Again, there are similar possible links between the Scots e and Canadian eh. In 1851-61 there were several waves of British settlers to Canada, especially Scots and Irish immigrants as part of a concerted effort by the British government to populate Canada. In 1901-11 another wave of British migrants settled in Canada, particularly Scottish. In the unsettled areas of Ottawa Valley, the colonial lineage of Scottish and Irish accents remains to this day and can still be heard in the speech of some local speakers in the Ottawa basin.
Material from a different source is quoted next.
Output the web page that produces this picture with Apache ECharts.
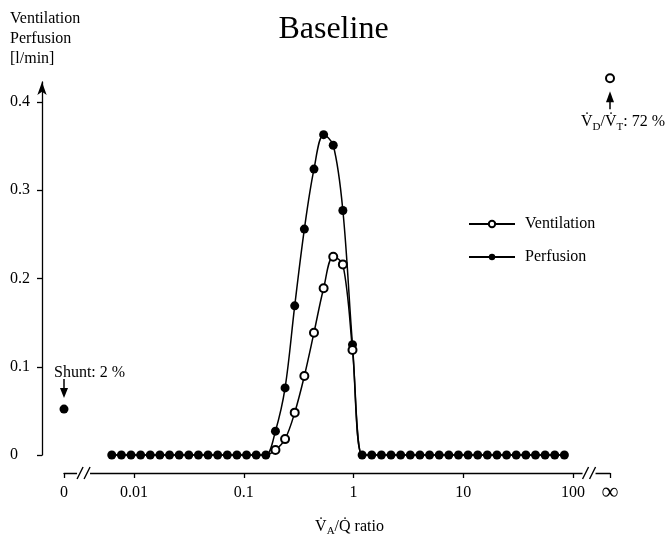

So, it seems that eh could have spread via Scottish immigration during the colonial period. It concurrently underwent linguistic changes through new dialect formation to produce the form that has surfaced in several colonial countries over time. Both the New Zealand and Canadian dialects have developed their own version of eh, but it seems that the roots of this particle in both dialects stems from the same source; Scots. Pretty cool, eh?